Чиновник, естественно, взорвался:

— Вы имеете наглость мне что-то советовать?! Вы…

— А вы — безграмотный чинуша, которому я больше ничего объяснять не собираюсь, — Саблин взялся за ручку двери. — И не смейте больше вызывать меня к себе по вопросу детской смертности!
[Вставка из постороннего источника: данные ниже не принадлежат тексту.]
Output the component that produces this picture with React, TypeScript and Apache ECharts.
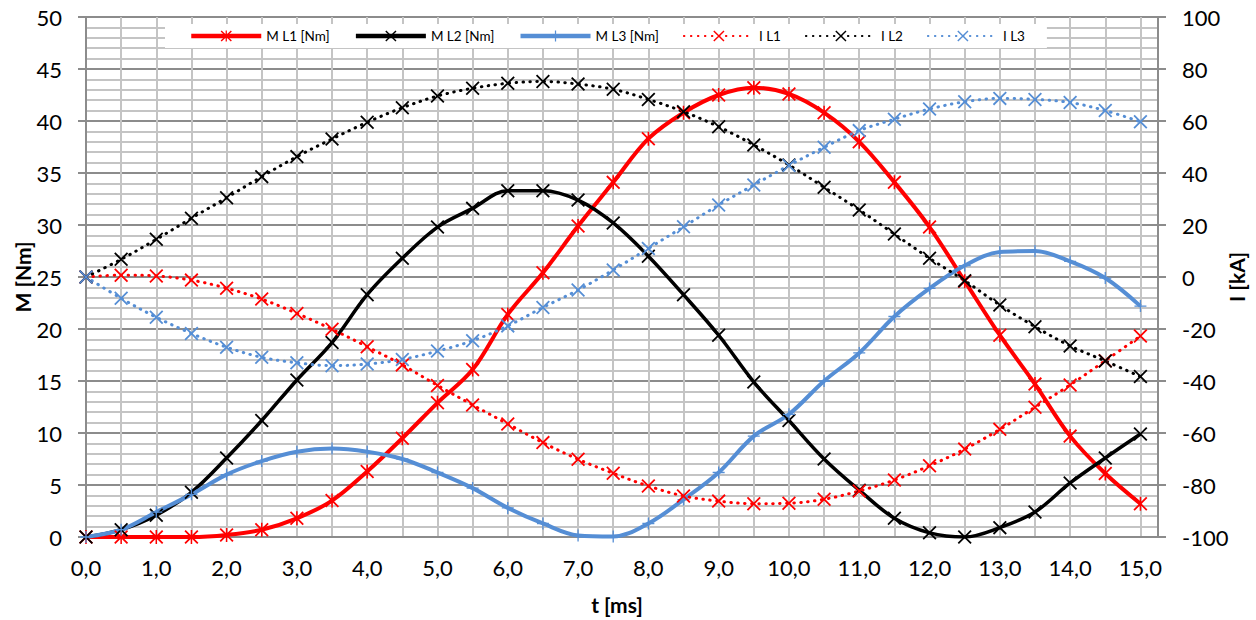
import React, { useEffect, useRef } from 'react';
import * as echarts from 'echarts';

// time axis [ms]
const tValues = [0, 0.5, 1, 1.5, 2, 2.5, 3, 3.5, 4, 4.5, 5, 5.5, 6, 6.5, 7, 7.5, 8, 8.5, 9, 9.5, 10, 10.5, 11, 11.5, 12, 12.5, 13, 13.5, 14, 14.5, 15];

// Torque [Nm] (left axis)
const mL1 = [0, 0, 0, 0, 0.2, 0.7, 1.8, 3.5, 6.3, 9.5, 12.9, 16.1, 21.4, 25.4, 29.9, 34.1, 38.3, 40.8, 42.5, 43.2, 42.6, 40.8, 38.0, 34.1, 29.8, 24.6, 19.4, 14.7, 9.7, 6.1, 3.2];
const mL2 = [0, 0.7, 2.1, 4.3, 7.6, 11.2, 15.1, 18.7, 23.3, 26.8, 29.8, 31.6, 33.3, 33.3, 32.4, 30.2, 27.0, 23.3, 19.4, 14.9, 11.2, 7.5, 4.5, 1.8, 0.4, 0, 0.9, 2.4, 5.2, 7.6, 9.9];
const mL3 = [0, 0.7, 2.4, 4.1, 6.0, 7.3, 8.2, 8.5, 8.2, 7.5, 6.2, 4.7, 2.8, 1.3, 0.15, 0.05, 1.3, 3.6, 6.2, 9.7, 11.8, 15.0, 17.7, 21.2, 23.9, 26.1, 27.4, 27.5, 26.5, 24.9, 22.2];

// Current [kA] (right axis)
const iL1 = [0, 0.7, 0.4, -1.2, -4.3, -8.5, -14, -20.1, -26.8, -33.8, -41.7, -49.2, -56.5, -63.7, -70.1, -75.5, -80.4, -84.2, -86.2, -87.2, -87.0, -85.5, -82.3, -78.1, -72.6, -66.2, -58.6, -50.1, -41.5, -32.2, -22.7];
const iL2 = [0, 6.8, 14.5, 22.6, 30.5, 38.6, 46.3, 53.1, 59.5, 65.1, 69.6, 72.6, 74.5, 75.2, 74.2, 72.2, 68.3, 63.6, 57.8, 50.8, 43.1, 34.5, 25.8, 16.5, 7.2, -1.4, -10.8, -19.1, -26.5, -32.3, -38.3];
const iL3 = [0, -8.2, -15.5, -21.7, -27, -30.9, -33, -34.1, -33.5, -31.7, -28.5, -24.5, -18.8, -11.7, -5, 2.7, 11, 19.3, 27.7, 35.4, 42.9, 49.9, 56.3, 60.7, 64.6, 67.4, 68.7, 68.3, 67.1, 64, 59.7];

const seriesNames = ['M L1 [Nm]', 'M L2 [Nm]', 'M L3 [Nm]', 'I L1', 'I L2', 'I L3'];

const RED = '#ff0000';
const BLACK = '#000000';
const BLUE = '#558ed5';
const FONT = 'Lato';

const SYM_X = 'path://M1,-1L21,19L19,21L-1,1ZM19,-1L21,1L1,21L-1,19Z';
const SYM_STAR = 'path://M1,-1L21,19L19,21L-1,1ZM19,-1L21,1L1,21L-1,19ZM8.8,-1L11.2,-1L11.2,21L8.8,21Z';
const SYM_PLUS = 'path://M8.8,-1L11.2,-1L11.2,21L8.8,21ZM-1,8.8L21,8.8L21,11.2L-1,11.2Z';

const pairs = (vals: number[]) => tValues.map((t, i) => [t, vals[i]]);

export default function App() {
  const ref = useRef<HTMLDivElement>(null);
  useEffect(() => {
    if (!ref.current) return;
    const chart = echarts.init(ref.current, undefined, { renderer: 'svg' });
    const solid = (name: string, vals: number[], color: string, symbol: string, size: number, width: number) => ({
      name,
      type: 'line',
      yAxisIndex: 0,
      data: pairs(vals),
      smooth: 0.35,
      symbol,
      symbolSize: size,
      showAllSymbol: true,
      lineStyle: { color, width },
      itemStyle: { color },
    });
    const dotted = (name: string, vals: number[], color: string) => ({
      name,
      type: 'line',
      yAxisIndex: 1,
      data: pairs(vals),
      smooth: 0.35,
      symbol: SYM_X,
      symbolSize: 14,
      showAllSymbol: true,
      lineStyle: { color, width: 3, type: [0.5, 6.5], cap: 'round' },
      itemStyle: { color },
    });
    const option: any = {
      animation: false,
      backgroundColor: '#ffffff',
      grid: { left: 86, right: 98, top: 17, bottom: 83, containLabel: false },
      legend: {
        data: [
          { name: seriesNames[0], lineStyle: { width: 4.5, color: RED } },
          { name: seriesNames[1], lineStyle: { width: 4.5, color: BLACK } },
          { name: seriesNames[2], lineStyle: { width: 4.5, color: BLUE } },
          { name: seriesNames[3] },
          { name: seriesNames[4] },
          { name: seriesNames[5] },
        ],
        top: 24,
        left: 165,
        padding: [5, 22, 5, 24],
        backgroundColor: '#ffffff',
        itemWidth: 70,
        itemHeight: 14,
        itemGap: 24,
        textStyle: { fontSize: 13.5, fontFamily: FONT, color: '#000' },
      },
      xAxis: {
        type: 'value',
        min: 0,
        max: 15.25,
        interval: 0.5,
        axisLine: { show: true, onZero: false, lineStyle: { color: '#8c8c8c', width: 2 } },
        axisTick: { show: false },
        axisLabel: {
          fontSize: 22,
          fontFamily: FONT,
          color: '#000',
          margin: 19,
          formatter: (v: number) =>
            Math.abs(v - Math.round(v)) < 1e-9 && v <= 15 ? v.toFixed(1).replace('.', ',') : '',
        },
        splitLine: { show: true, lineStyle: { color: '#c4c4c4', width: 2 } },
      },
      yAxis: [
        {
          type: 'value',
          min: 0,
          max: 50,
          interval: 5,
          position: 'left',
          axisLine: { show: true, lineStyle: { color: '#8c8c8c', width: 2 } },
          axisTick: { show: true, length: 8, lineStyle: { color: '#8c8c8c', width: 2 } },
          axisLabel: { fontSize: 22, fontFamily: FONT, color: '#000', margin: 24 },
          splitLine: { show: true, lineStyle: { color: '#8c8c8c', width: 2 } },
          minorTick: { show: false, splitNumber: 5 },
          minorSplitLine: { show: true, lineStyle: { color: '#c4c4c4', width: 2 } },
        },
        {
          type: 'value',
          min: -100,
          max: 100,
          interval: 20,
          position: 'right',
          axisLine: { show: true, lineStyle: { color: '#8c8c8c', width: 2 } },
          axisTick: { show: true, length: 8, lineStyle: { color: '#8c8c8c', width: 2 } },
          axisLabel: { fontSize: 22, fontFamily: FONT, color: '#000', margin: 24 },
          splitLine: { show: false },
        },
      ],
      graphic: [
        {
          type: 'text',
          x: 22,
          y: 277,
          rotation: Math.PI / 2,
          style: { text: 'M [Nm]', x: 0, y: 0, font: `bold 21px ${FONT}`, fill: '#000', textAlign: 'center', textVerticalAlign: 'middle' },
        },
        {
          type: 'text',
          x: 1236,
          y: 277,
          rotation: Math.PI / 2,
          style: { text: 'I [kA]', x: 0, y: 0, font: `bold 21px ${FONT}`, fill: '#000', textAlign: 'center', textVerticalAlign: 'middle' },
        },
        {
          type: 'text',
          x: 617,
          y: 604,
          style: { text: 't [ms]', x: 0, y: 0, font: `bold 21px ${FONT}`, fill: '#000', textAlign: 'center', textVerticalAlign: 'middle' },
        },
      ],
      series: [
        solid(seriesNames[0], mL1, RED, SYM_STAR, 14, 4),
        solid(seriesNames[1], mL2, BLACK, SYM_X, 14, 3.5),
        solid(seriesNames[2], mL3, BLUE, SYM_PLUS, 12, 4),
        dotted(seriesNames[3], iL1, RED),
        dotted(seriesNames[4], iL2, BLACK),
        dotted(seriesNames[5], iL3, BLUE),
      ],
    };
    chart.setOption(option);
    return () => chart.dispose();
  }, []);
  return <div ref={ref} style={{ position: 'fixed', left: 0, top: 0, width: 1256, height: 620 }} />;
}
Конечно, он лукавил, цитируя Федеральный закон, ведь все вскрытия младенцев являлись судебно-медицинскими исследованиями, а вовсе не экспертизой, тогда как в Законе речь шла именно и только об экспертизе. Но чиновник из горздрава таких тонкостей, впрочем, как и многого другого, не знал, и Сергей позволил себе воспользоваться его неосведомленностью. Он вовсе не чувствовал себя неловко из-за этого: «Раз руководишь здравоохранением будь любезен, разбирайся в медицине. Раз позволяешь себе вызывать «на ковер» судебно-медицинского эксперта — сделай одолжение, овладей хотя бы правовой базой, регулирующей деятельность экспертизы. Не хочешь? Не можешь? Лень? Тогда получи, фашист, гранату».

Рассказ обо всех этих перипетиях, кроме сегодняшнего скандала в горздраве, о котором Ольга пока еще ничего не знала, как раз и занял то время, которое было необходимо, чтобы плов дошел до нужной кондиции. За эти полчаса Сергей успел выпить чаю, уничтожить целую банку маринованных корнишонов и вновь обрести способность внятно излагать. Суть своей беседы с чиновником он поведал уже сам.

— Ни фига ж себе, — протянул Чумичев. — И чего делать?

— В каком смысле? — не понял Сергей. — Что делать с моими диагнозами?

— Да при чем тут твои диагнозы! С детками что делать? Они что, правда, умирают от инфекций? Или, может, педиатры чего-то химичат? Кто виноват-то?

— Да нет, Чума, педиатры-то как раз делают все, что могут, — вздохнул Сергей. — У меня к ним претензий нет, у них и диагностика на уровне, и лечение. Они высококлассные специалисты, они делают все возможное для профилактики инфекционных заболеваний в периоды эпидемий. И борются с этими заболеваниями грамотно.